• [Written instruction]:
Write out nothing but the lines from the first line of the entries below through the line with "width=0.955, gap=0.05, ax=ax, legend=False, saturation=1)"; no pictures go in.

[Items from a data source]

◆ ◆ ◆ ◆ ◆

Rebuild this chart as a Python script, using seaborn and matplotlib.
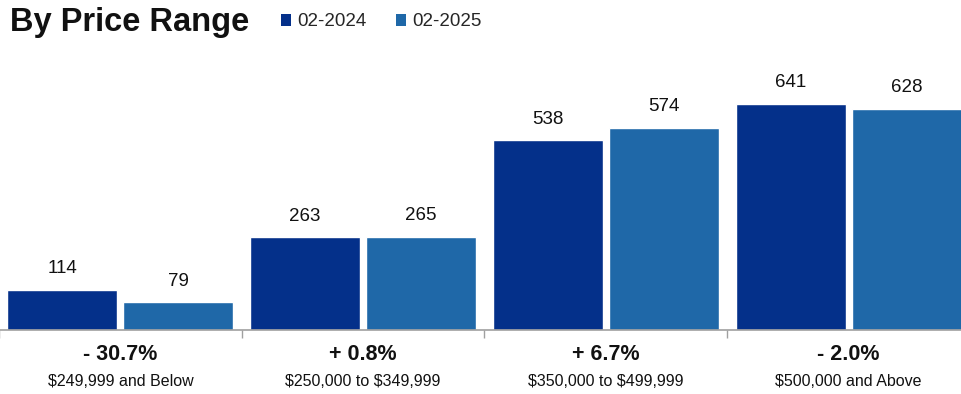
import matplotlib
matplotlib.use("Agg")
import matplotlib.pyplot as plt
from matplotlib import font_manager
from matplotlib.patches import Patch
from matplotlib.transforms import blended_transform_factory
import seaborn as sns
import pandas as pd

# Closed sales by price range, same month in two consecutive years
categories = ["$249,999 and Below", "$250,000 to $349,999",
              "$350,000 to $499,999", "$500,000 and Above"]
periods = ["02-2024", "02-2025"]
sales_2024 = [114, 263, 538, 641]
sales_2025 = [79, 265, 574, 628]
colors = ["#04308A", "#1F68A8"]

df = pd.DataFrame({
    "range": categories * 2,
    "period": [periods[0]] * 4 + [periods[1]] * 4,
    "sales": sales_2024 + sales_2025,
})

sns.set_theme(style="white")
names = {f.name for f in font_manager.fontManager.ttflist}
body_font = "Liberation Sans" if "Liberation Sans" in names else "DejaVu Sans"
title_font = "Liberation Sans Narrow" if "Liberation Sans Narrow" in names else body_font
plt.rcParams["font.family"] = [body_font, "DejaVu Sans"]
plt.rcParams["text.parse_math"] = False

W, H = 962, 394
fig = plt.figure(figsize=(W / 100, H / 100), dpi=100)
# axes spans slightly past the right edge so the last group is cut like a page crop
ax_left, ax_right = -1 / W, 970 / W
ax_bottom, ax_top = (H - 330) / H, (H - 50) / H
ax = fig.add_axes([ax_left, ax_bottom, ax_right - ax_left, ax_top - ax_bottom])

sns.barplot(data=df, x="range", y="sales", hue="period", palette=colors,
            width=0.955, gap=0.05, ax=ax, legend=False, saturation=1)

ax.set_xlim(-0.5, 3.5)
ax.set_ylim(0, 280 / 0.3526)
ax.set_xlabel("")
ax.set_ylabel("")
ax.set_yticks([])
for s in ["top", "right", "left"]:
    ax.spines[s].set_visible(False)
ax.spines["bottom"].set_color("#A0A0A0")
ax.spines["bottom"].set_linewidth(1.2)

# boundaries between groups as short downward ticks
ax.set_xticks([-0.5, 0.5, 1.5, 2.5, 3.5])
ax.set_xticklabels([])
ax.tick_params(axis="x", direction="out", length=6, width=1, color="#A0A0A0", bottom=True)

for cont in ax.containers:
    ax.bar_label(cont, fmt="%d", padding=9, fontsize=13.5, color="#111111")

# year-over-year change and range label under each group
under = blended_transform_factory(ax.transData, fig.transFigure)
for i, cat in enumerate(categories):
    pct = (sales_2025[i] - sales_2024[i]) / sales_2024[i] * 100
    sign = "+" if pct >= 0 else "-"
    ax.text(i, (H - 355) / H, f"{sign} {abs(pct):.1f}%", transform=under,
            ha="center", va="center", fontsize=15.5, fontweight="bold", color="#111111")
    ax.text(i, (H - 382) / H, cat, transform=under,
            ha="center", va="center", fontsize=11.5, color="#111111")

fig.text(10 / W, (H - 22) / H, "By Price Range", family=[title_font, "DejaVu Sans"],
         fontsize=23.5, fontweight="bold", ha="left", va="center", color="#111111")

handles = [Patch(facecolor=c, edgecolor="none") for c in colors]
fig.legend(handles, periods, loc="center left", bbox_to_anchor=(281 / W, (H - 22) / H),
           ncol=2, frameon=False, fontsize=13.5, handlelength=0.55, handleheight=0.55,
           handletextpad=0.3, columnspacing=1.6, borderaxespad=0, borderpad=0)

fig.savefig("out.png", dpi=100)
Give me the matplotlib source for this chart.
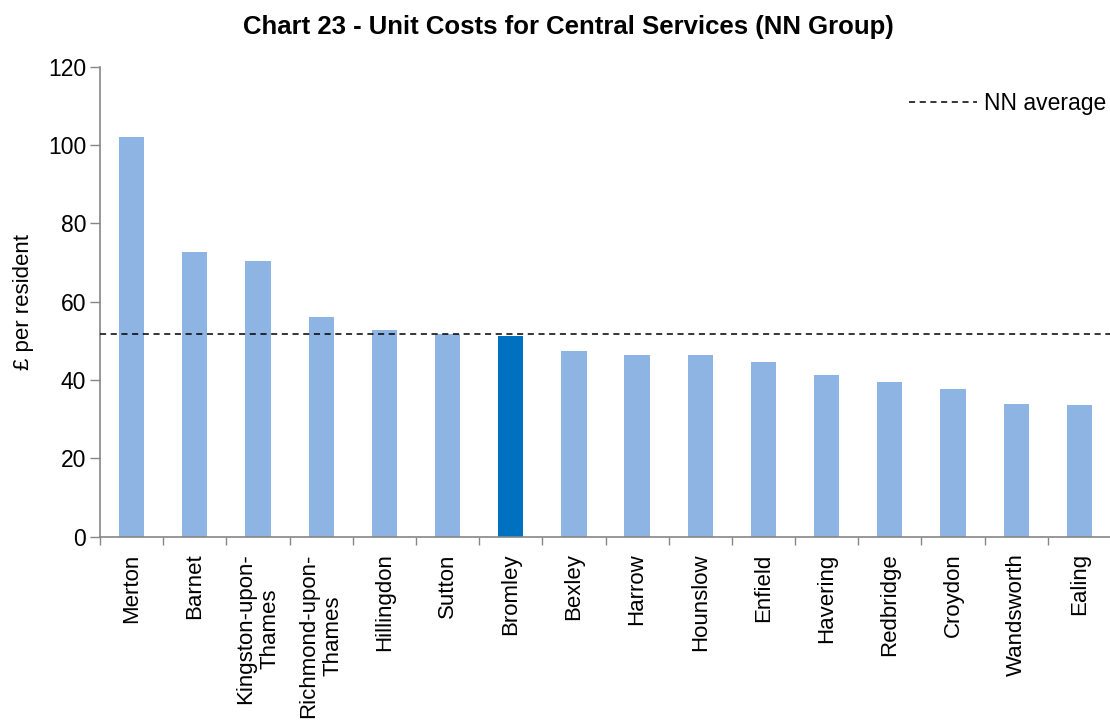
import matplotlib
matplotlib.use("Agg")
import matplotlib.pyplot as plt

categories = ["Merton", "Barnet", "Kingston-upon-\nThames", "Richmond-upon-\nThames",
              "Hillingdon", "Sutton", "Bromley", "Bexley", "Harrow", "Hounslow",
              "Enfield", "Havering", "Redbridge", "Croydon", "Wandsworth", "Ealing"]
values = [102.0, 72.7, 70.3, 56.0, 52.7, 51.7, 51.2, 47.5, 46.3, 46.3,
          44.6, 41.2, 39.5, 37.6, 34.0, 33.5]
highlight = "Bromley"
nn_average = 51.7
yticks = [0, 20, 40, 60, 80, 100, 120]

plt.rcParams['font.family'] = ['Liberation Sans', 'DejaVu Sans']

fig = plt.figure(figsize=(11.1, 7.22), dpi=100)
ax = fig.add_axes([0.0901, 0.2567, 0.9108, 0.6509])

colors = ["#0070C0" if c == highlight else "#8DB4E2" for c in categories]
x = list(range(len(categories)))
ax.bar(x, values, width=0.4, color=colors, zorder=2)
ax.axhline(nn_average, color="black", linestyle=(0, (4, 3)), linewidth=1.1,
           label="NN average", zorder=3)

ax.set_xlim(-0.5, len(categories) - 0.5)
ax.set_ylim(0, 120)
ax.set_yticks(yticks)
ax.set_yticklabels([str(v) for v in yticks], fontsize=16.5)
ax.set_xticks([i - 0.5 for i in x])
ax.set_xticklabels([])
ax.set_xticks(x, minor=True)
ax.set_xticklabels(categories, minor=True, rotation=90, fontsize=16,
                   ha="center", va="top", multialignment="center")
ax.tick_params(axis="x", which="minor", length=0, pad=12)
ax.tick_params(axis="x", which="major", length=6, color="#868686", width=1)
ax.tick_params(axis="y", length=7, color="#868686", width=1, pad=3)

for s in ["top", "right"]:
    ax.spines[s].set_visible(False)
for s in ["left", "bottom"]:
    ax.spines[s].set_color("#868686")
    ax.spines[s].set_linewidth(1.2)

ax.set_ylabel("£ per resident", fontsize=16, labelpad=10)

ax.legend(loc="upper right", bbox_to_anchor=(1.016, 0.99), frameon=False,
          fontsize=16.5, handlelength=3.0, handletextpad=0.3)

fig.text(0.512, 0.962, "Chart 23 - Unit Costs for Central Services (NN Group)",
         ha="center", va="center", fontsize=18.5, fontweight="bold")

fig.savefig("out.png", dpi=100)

◆ ◆ ◆ ◆ ◆

• [Response to the task]:
Rebuild this chart as a Python script, using seaborn and matplotlib.
import matplotlib
matplotlib.use("Agg")
import matplotlib.pyplot as plt
from matplotlib import font_manager
from matplotlib.patches import Patch
from matplotlib.transforms import blended_transform_factory
import seaborn as sns
import pandas as pd

# Closed sales by price range, same month in two consecutive years
categories = ["$249,999 and Below", "$250,000 to $349,999",
              "$350,000 to $499,999", "$500,000 and Above"]
periods = ["02-2024", "02-2025"]
sales_2024 = [114, 263, 538, 641]
sales_2025 = [79, 265, 574, 628]
colors = ["#04308A", "#1F68A8"]

df = pd.DataFrame({
    "range": categories * 2,
    "period": [periods[0]] * 4 + [periods[1]] * 4,
    "sales": sales_2024 + sales_2025,
})

sns.set_theme(style="white")
names = {f.name for f in font_manager.fontManager.ttflist}
body_font = "Liberation Sans" if "Liberation Sans" in names else "DejaVu Sans"
title_font = "Liberation Sans Narrow" if "Liberation Sans Narrow" in names else body_font
plt.rcParams["font.family"] = [body_font, "DejaVu Sans"]
plt.rcParams["text.parse_math"] = False

W, H = 962, 394
fig = plt.figure(figsize=(W / 100, H / 100), dpi=100)
# axes spans slightly past the right edge so the last group is cut like a page crop
ax_left, ax_right = -1 / W, 970 / W
ax_bottom, ax_top = (H - 330) / H, (H - 50) / H
ax = fig.add_axes([ax_left, ax_bottom, ax_right - ax_left, ax_top - ax_bottom])

sns.barplot(data=df, x="range", y="sales", hue="period", palette=colors,
            width=0.955, gap=0.05, ax=ax, legend=False, saturation=1)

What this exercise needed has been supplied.